The reason for this goes beyond its vagueness. If we take two sectors as examples, energy and aviation, both of which should be at the heart of any industrial strategy, the reasons why there is little excitement becomes clear. Instead of focusing on the umbrella term of the industrial strategy, businesses are more focused on the struggles they are facing in their own sector. And in the context of energy and aviation, it is a lack of clarity and direction from Government. 

During the New Statesman fringe on infrastructure development this morning, representatives from Gatwick, Manchester and Newcastle airports were fiercely critical of the stagnation in aviation policy in the UK “since 2003”. The Davies Commission has led to more head scratching with its outdated data and the inconclusive case it puts forward. There is an increasing expectation from the airports that the decision could be to grant both Heathrow and Gatwick additional runways which raises questions around the rationale and precedent of setting a time consuming process of an independent commission that is subsequently ignored. 

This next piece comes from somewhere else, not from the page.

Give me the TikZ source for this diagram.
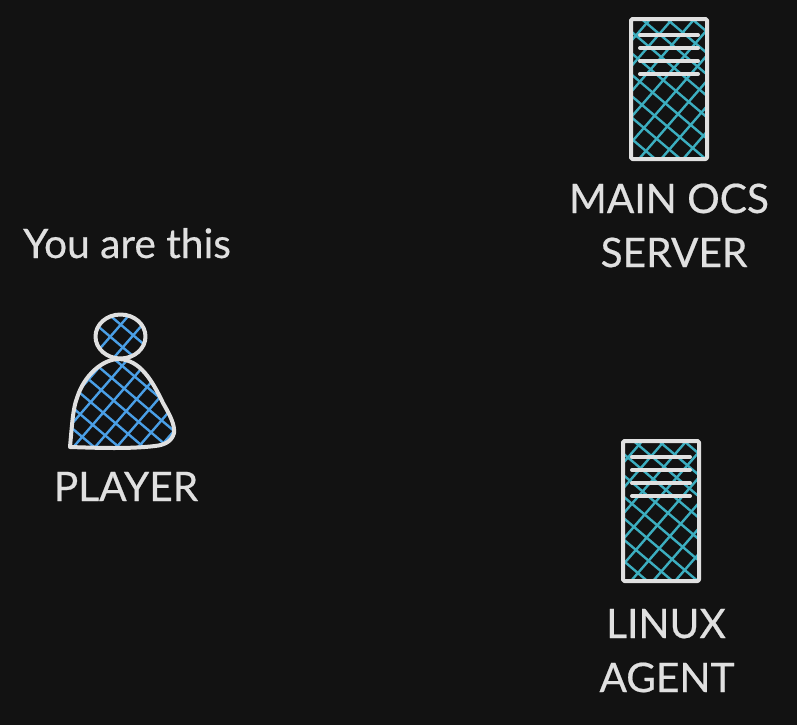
\documentclass[tikz,border=0pt]{standalone}
\usepackage{fontspec}
\setmainfont{Lato}[FakeBold=0.5]
\usepackage{tikz}
\definecolor{darkbg}{HTML}{121212}
\definecolor{inkwhite}{HTML}{E0E0E0}
\definecolor{hatchcyan}{HTML}{3CAEC0}
\definecolor{hatchblue}{HTML}{4A9FE6}
\tikzset{
  label/.style={font=\fontsize{30.5}{30.5}\selectfont, text=inkwhite, anchor=base, inner sep=0pt},
  outline/.style={draw=inkwhite, line width=3pt, line join=round},
  hatchline/.style={line width=1.8pt},
  rackline/.style={draw=inkwhite, line width=3pt, line cap=round}
}
% one server tower, top left corner of the first one is (631,19)
\newcommand{\serverbox}[2]{
  \begin{scope}[shift={(#1,#2)}]
    \begin{scope}
      \clip (631,19) rectangle (707,159);
      \foreach \i in {-6,...,6} {
        \draw[hatchline, hatchcyan] (620,43.4+\i*21.4) -- (720,128.4+\i*21.4);
        \draw[hatchline, hatchcyan] (620,155.4+\i*25.4) -- (720,40.4+\i*25.4);
      }
    \end{scope}
    \draw[outline, rounded corners=1pt] (631,19) rectangle (707,159);
    \foreach \y in {35,48,61,74} {
      \draw[rackline] (640,\y) -- (698,\y);
    }
  \end{scope}
}
\begin{document}
\begin{tikzpicture}[x=0.75pt, y=-0.75pt]
  \useasboundingbox (0,0) rectangle (797,725);
  \fill[darkbg] (0,0) rectangle (797,725);

  % servers
  \serverbox{0}{0}
  \serverbox{-8}{422}
  \node[label] (maintop) at (669,213) {MAIN OCS};
  \node[label] (mainbot) at (674,267) {SERVER};
  \node[label] (linuxtop) at (666,638) {LINUX};
  \node[label] (linuxbot) at (667,692) {AGENT};

  % player
  \begin{scope}
    \clip (120.5,336.5) ellipse (25 and 22);
    \foreach \i in {-2,...,3} {
      \draw[hatchline, hatchblue] (80,311+\i*21) -- (160,379+\i*21);
      \draw[hatchline, hatchblue] (80,371.5+\i*25) -- (160,279.5+\i*25);
    }
  \end{scope}
  \begin{scope}
    \clip (70,447) .. controls (72,425) and (73,408) .. (77,398)
      .. controls (84,375) and (103,359) .. (119,359)
      .. controls (140,360) and (152,380) .. (163,403)
      .. controls (170,415) and (175,425) .. (174,433)
      .. controls (172,441) and (165,445) .. (155,446)
      .. controls (130,449) and (100,448) .. (70,447) -- cycle;
    \foreach \i in {-6,...,3} {
      \draw[hatchline, hatchblue] (60,376+\i*21) -- (190,486.5+\i*21);
    }
    \foreach \i in {-5,...,5} {
      \draw[hatchline, hatchblue] (60,462.5+\i*25) -- (190,312.5+\i*25);
    }
  \end{scope}
  \draw[outline] (120.5,336.5) ellipse (25 and 22);
  \draw[outline] (70,447) .. controls (72,425) and (73,408) .. (77,398)
      .. controls (84,375) and (103,359) .. (119,359)
      .. controls (140,360) and (152,380) .. (163,403)
      .. controls (170,415) and (175,425) .. (174,433)
      .. controls (172,441) and (165,445) .. (155,446)
      .. controls (130,449) and (100,448) .. (70,447) -- cycle;
  \node[label] (youare) at (127,258) {You are this};
  \node[label] (player) at (126,501) {PLAYER};
\end{tikzpicture}
\end{document}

Labour are failing to address industry concerns in this respect too. All too often, decision making on major projects such as HS2 and airport expansion is met with the response that it must tick Labour’s vague checklist of deliverables before they are happy with it. This was also the party’s policy on shale up until the clearer ban outlined yesterday.

There are green shoots on this subject, however. The recently formed National Infrastructure Commission has cross-party support with both leading parties claiming the idea was originally theirs. Unlike the industrial strategy, it is also welcomed by the business figures we’ve seen at conference. They are optimistic that it will help to inject some much needed long-term thinking and impartiality into the UK’s infrastructure needs. How this will fit with May’s industrial strategy remains to be seen.